Vangard wrote on Jun 6
th, 2018 at 11:37am:
How much do you know:
Do Americans have a Freedom of Speech that is fundamentally different than what Australians have? If so, how?
How is The Freedom of Speech defined in America?
Is Racial and Bigoted Speech, as long as it doesn't specifically prompt violence, permitted in America?
America has the first amendment which guarantees free speech, Australia does not. The Australian Constitution does not explicitly protect freedom of expression. However, the High Court has held that an implied freedom of political communication exists as an indispensible part of the system of representative and responsible government created by the Constitution. It operates as a freedom from government restraint, rather than a right conferred directly on individuals.
The fighting words doctrine, in United States constitutional law, is a limitation to freedom of speech as protected by the First Amendment to the United States Constitution.
In 1942, the U.S. Supreme Court established the doctrine by a 9–0 decision in Chaplinsky v.

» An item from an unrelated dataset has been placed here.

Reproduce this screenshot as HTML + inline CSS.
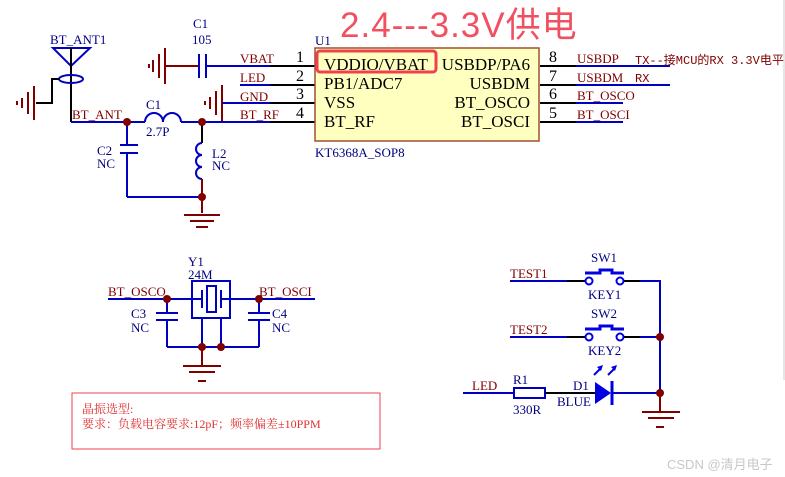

New Hampshire.[3] It held that "insulting or 'fighting words', those that by their very utterance inflict injury or tend to incite an immediate breach of the peace" are among the "well-defined and narrowly limited classes of speech the prevention and punishment of [which] … have never been thought to raise any constitutional problem."
Chaplinsky, a Jehovah's Witness, had purportedly told a New Hampshire town marshal who was attempting to prevent him from preaching that he was "a damned racketeer" and "a damned fascist" and was arrested. The court upheld the arrest and wrote in its decision that
Quote:There are certain well-defined and narrowly limited classes of speech, the prevention and punishment of which have never been thought to raise any Constitutional problem. These include the lewd and obscene, the profane, the libelous, and the insulting or "fighting" words--those which by their very utterance inflict injury or tend to incite an immediate breach of the peace. It has been well observed that such utterances are no essential part of any exposition of ideas, and are of such slight social value as a step to truth that any benefit that may be derived from them is clearly outweighed by the social interest in order and morality.